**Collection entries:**
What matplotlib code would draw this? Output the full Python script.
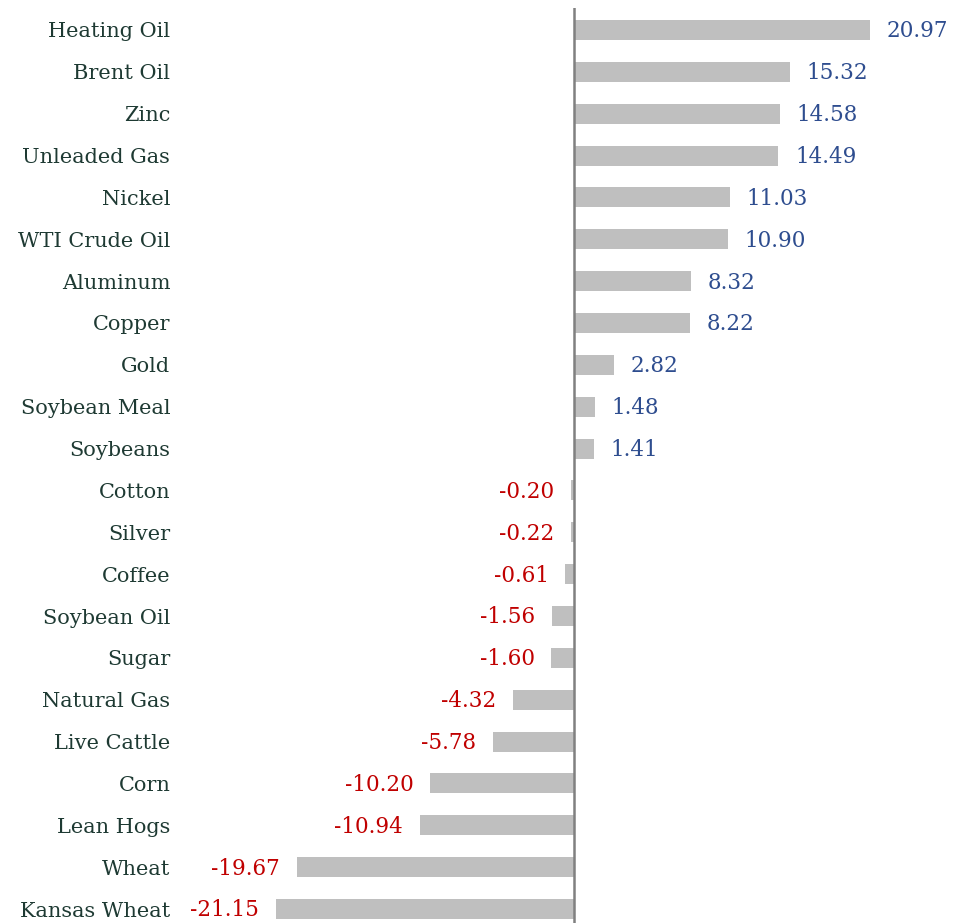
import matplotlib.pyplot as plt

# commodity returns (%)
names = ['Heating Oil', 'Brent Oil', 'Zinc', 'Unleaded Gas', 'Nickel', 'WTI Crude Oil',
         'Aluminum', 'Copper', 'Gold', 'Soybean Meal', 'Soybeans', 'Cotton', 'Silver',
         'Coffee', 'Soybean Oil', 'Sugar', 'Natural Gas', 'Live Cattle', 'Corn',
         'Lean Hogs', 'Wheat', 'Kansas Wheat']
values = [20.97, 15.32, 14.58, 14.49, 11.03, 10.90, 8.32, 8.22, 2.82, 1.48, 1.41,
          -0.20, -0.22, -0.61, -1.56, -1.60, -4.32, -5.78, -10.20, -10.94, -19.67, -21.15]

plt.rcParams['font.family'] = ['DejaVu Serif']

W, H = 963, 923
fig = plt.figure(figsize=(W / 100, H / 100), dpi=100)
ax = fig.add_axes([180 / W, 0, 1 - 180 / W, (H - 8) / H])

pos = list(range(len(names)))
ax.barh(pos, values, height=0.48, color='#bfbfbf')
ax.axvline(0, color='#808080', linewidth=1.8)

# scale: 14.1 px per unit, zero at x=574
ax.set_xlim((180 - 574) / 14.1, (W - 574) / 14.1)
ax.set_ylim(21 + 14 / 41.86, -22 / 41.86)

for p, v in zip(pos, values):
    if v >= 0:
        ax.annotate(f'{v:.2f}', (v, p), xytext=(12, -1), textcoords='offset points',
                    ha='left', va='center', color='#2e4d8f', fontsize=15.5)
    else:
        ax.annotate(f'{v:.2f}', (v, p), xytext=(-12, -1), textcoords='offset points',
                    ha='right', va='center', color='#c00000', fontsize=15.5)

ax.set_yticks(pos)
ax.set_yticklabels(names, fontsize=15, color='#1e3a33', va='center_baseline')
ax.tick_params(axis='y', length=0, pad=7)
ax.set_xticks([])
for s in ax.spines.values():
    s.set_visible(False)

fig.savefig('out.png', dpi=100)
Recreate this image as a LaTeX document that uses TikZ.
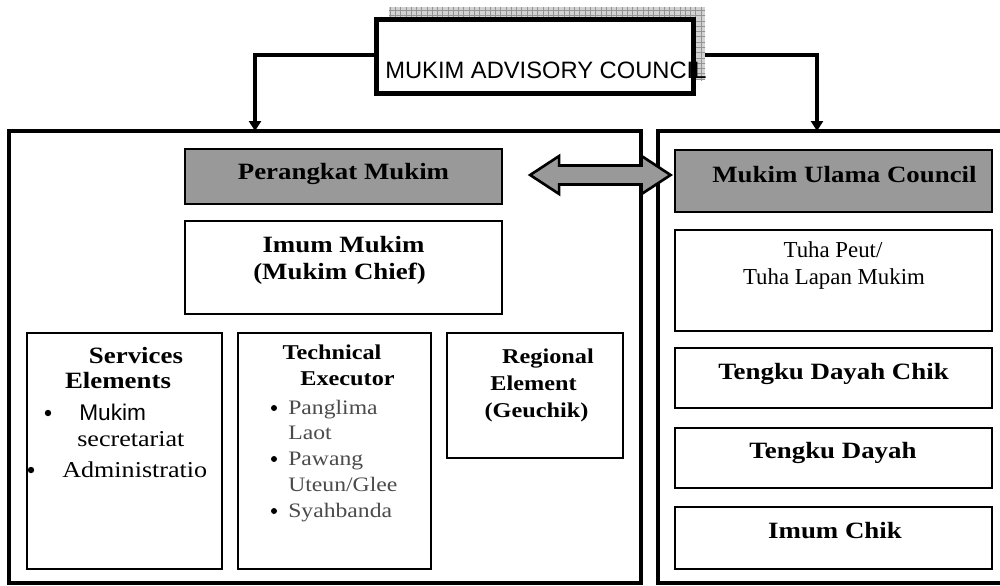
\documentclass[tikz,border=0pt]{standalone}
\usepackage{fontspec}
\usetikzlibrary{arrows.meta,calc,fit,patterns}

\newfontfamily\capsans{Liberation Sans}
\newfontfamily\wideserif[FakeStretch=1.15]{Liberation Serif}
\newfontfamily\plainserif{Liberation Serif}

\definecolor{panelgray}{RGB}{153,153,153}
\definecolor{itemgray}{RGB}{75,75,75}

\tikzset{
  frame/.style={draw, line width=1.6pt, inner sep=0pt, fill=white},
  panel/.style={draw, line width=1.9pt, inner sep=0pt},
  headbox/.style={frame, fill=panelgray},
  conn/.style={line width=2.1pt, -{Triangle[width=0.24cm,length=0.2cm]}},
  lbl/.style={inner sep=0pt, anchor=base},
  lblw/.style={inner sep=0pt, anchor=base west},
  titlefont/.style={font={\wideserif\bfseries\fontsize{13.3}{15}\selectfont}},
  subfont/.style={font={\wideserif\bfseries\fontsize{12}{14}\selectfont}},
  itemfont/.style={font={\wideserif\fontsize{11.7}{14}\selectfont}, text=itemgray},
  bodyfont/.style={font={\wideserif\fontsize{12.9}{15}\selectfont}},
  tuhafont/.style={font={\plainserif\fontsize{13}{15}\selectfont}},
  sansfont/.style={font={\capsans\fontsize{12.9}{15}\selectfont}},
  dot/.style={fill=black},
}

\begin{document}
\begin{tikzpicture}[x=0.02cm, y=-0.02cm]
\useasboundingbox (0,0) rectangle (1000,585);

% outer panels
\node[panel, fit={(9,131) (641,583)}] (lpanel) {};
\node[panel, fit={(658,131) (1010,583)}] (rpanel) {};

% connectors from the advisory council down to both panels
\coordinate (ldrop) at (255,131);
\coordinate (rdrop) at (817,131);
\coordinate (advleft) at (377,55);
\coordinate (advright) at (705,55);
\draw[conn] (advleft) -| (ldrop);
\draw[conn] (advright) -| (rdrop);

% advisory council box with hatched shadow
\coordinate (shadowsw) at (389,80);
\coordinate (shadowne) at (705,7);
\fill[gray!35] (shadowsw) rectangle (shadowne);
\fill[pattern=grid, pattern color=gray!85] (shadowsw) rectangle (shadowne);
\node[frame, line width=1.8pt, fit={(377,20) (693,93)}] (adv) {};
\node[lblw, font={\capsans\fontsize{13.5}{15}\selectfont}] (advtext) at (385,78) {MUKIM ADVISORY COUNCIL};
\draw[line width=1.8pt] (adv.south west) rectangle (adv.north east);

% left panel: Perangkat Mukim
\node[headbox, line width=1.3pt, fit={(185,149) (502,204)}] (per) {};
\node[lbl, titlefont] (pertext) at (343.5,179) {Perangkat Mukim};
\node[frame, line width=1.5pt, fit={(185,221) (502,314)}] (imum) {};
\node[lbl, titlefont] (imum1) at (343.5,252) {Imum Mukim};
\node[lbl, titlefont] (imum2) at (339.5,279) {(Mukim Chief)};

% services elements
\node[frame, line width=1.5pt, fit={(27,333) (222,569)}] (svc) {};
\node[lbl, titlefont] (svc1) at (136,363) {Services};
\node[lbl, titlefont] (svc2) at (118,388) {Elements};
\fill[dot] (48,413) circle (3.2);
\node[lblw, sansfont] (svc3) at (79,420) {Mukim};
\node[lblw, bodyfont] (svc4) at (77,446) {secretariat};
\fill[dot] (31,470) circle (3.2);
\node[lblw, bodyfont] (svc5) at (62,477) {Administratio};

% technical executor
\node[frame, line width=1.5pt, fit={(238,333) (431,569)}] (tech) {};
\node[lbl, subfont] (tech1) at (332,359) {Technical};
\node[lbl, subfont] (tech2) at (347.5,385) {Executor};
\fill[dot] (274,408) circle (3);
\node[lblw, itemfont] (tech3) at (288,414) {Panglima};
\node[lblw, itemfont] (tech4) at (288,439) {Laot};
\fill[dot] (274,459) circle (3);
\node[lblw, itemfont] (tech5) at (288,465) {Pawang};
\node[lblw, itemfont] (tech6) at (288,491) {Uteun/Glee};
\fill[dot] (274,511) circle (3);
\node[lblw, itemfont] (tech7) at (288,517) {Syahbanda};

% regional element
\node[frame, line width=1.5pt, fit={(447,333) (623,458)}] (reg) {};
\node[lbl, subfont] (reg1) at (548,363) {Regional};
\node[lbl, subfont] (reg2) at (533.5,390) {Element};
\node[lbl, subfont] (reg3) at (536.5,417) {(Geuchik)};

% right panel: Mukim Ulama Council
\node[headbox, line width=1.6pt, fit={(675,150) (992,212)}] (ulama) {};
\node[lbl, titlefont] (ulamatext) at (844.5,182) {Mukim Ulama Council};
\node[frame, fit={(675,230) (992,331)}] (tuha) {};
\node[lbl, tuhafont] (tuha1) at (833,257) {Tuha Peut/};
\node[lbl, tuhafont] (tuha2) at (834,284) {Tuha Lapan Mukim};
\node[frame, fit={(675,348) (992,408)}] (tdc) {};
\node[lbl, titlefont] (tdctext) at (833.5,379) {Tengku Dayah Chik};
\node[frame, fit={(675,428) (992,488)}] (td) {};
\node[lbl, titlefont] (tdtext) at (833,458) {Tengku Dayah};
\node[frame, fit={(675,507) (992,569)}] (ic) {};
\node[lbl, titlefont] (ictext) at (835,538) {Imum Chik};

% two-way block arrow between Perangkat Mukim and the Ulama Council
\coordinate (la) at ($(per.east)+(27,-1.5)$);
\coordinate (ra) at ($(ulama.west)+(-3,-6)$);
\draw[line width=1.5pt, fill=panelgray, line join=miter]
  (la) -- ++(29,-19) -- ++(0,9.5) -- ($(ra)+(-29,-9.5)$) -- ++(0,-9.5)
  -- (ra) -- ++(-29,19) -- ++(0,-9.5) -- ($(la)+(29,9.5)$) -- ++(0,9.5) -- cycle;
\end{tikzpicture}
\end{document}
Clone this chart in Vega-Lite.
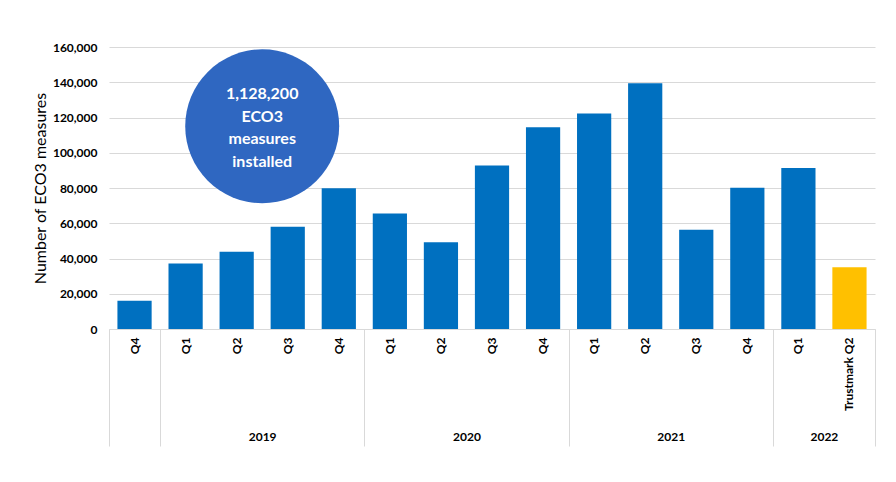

**Written task:**
Your task is to return the lines above, from the first one up to and including the line containing "import matplotlib.pyplot as plt", minus any pictures.

**Exercise answer:**
What matplotlib code would draw this? Output the full Python script.
import matplotlib.pyplot as plt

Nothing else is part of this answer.